Finite element simulation of liquid nitrogen temperature rolling of marine grade aluminium alloy 5754

Abstract

Now days, numerical approaches are becoming an efficient practical tool for the analysis of elastoplastic behavior of various engineering materials. Present study elaborates about the numerical investigation of liquid nitrogen temperature (LNT) plate rolling operation of marine grade aluminium alloy 5754 (AA 5754) by finite element method. To serve this purpose, commercially available ANSYS software package has been utilized to perform LNT-rolling simulation. In literature, it is well documented that LNT-rolling immensely increases mechanical strength through grain refinement technique. During rolling at liquid nitrogen temperature, the dynamic recovery process is inhibited which leads in accumulation of high rate of dislocation defects. Consequently, with due rolling these accumulated dislocations attributed towards formation of ultrafine grain (UFG) structure. The aim of this work is to formulate an efficient method to numerically investigate the deformation characteristics of AA 5754 during LNT-rolling. Geometrical and experimental parameters like roller diameters, dimensions of flat plate, roller speed, friction coefficient etc. are incorporated in the preprocessor module of ANSYS software.
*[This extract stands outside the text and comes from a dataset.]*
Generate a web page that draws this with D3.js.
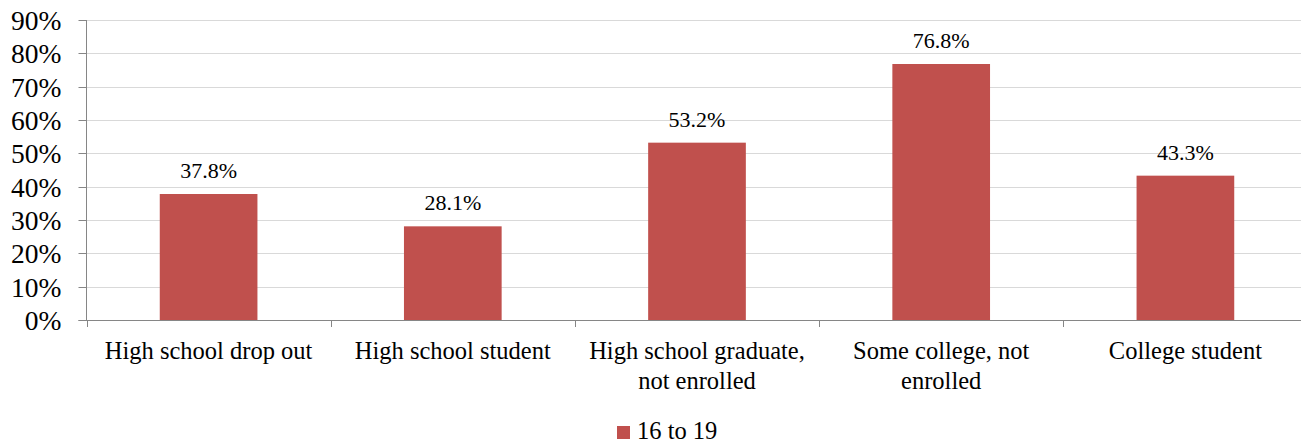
<!DOCTYPE html>
<html><head><meta charset="utf-8">
<script src="https://cdn.jsdelivr.net/npm/d3@7"></script>
<style>body{margin:0;background:#fff;overflow:hidden}svg{display:block}text{font-family:"Liberation Serif","DejaVu Serif",serif;fill:#000}</style>
</head><body><svg id="c" width="1301" height="443"></svg>
<script>
const categories = [["High school drop out"],["High school student"],["High school graduate,","not enrolled"],["Some college, not","enrolled"],["College student"]];
const values = [37.8, 28.1, 53.2, 76.8, 43.3];
const yTicks = [0,10,20,30,40,50,60,70,80,90];
const seriesName = "16 to 19";

const FONT = '"Liberation Serif","DejaVu Serif",serif';
const svg = d3.select("#c");
const mLeft = 86.5, mRight = 1307.5, mTop = 20, mBottom = 320;
const x = d3.scaleBand().domain(d3.range(categories.length)).range([mLeft, mRight]).paddingInner(0).paddingOuter(0);
const y = d3.scaleLinear().domain([0,90]).range([mBottom, mTop]);
const color = "#C0504D";

// gridlines
svg.append("g").selectAll("line").data(yTicks.slice(1)).join("line")
  .attr("x1", mLeft).attr("x2", mRight)
  .attr("y1", d=>Math.round(y(d))+0.5).attr("y2", d=>Math.round(y(d))+0.5)
  .attr("stroke","#d9d9d9").attr("stroke-width",1);

// bars
const bw = x.bandwidth()*0.4;
svg.append("g").selectAll("rect").data(values).join("rect")
  .attr("x",(d,i)=>x(i)+x.bandwidth()/2-bw/2).attr("width",bw)
  .attr("y",d=>y(d)).attr("height",d=>mBottom-y(d)).attr("fill",color);

// y axis
const yAxis = d3.axisLeft(y).tickValues(yTicks).tickFormat(d=>d+"%").tickSize(8).tickPadding(17);
const gy = svg.append("g").attr("transform",`translate(${mLeft},0)`).call(yAxis);
gy.select(".domain").attr("stroke","#868686").attr("d",`M0,${mTop}V${mBottom}`);
gy.selectAll(".tick line").attr("stroke","#868686");
gy.selectAll(".tick text").attr("font-size",27.5).attr("font-family",FONT).attr("fill","#000").attr("dy","0.34em");
gy.selectAll(".tick").attr("transform",d=>`translate(0,${Math.round(y(d))+0.5})`);

// x axis
const xTickPos = d3.range(categories.length).map(i=>x(i));
svg.append("line").attr("x1",mLeft-8).attr("x2",mRight).attr("y1",mBottom+0.5).attr("y2",mBottom+0.5).attr("stroke","#868686");
svg.append("g").selectAll("line").data(xTickPos).join("line")
  .attr("x1",d=>Math.round(d)+0.5).attr("x2",d=>Math.round(d)+0.5).attr("y1",mBottom).attr("y2",mBottom+7).attr("stroke","#868686");

const xl = svg.append("g").selectAll("text").data(categories).join("text")
  .attr("text-anchor","middle").attr("font-size",24.5)
  .attr("transform",(d,i)=>`translate(${x(i)+x.bandwidth()/2},359)`);
xl.selectAll("tspan").data(d=>d).join("tspan").attr("x",0).attr("dy",(d,j)=>j?30:0).text(d=>d);

// data labels
svg.append("g").selectAll("text").data(values).join("text")
  .attr("text-anchor","middle").attr("font-size",22)
  .attr("x",(d,i)=>x(i)+x.bandwidth()/2).attr("y",d=>y(d)-16)
  .text(d=>d.toFixed(1)+"%");

// legend
const lg = svg.append("g").attr("transform","translate(617,426)");
lg.append("rect").attr("width",13).attr("height",13).attr("fill",color);
lg.append("text").attr("x",20).attr("y",13).attr("font-size",24.5).text(seriesName);
</script></body></html>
An optimized meshed domain is selected for simulation of 40% thickness reduction of AA 5754. The temperature effect and corresponding stress distribution in the flat plate of AA 5754 is well captured and comparative analysis with the experimental practices has been successfully carried out. Numerical results obtained in the form of uniform thickness reduction, elastoplastic stress and strain contour plots, pressure force exerted by roller etc. are in good agreement with the experimental rolling operation.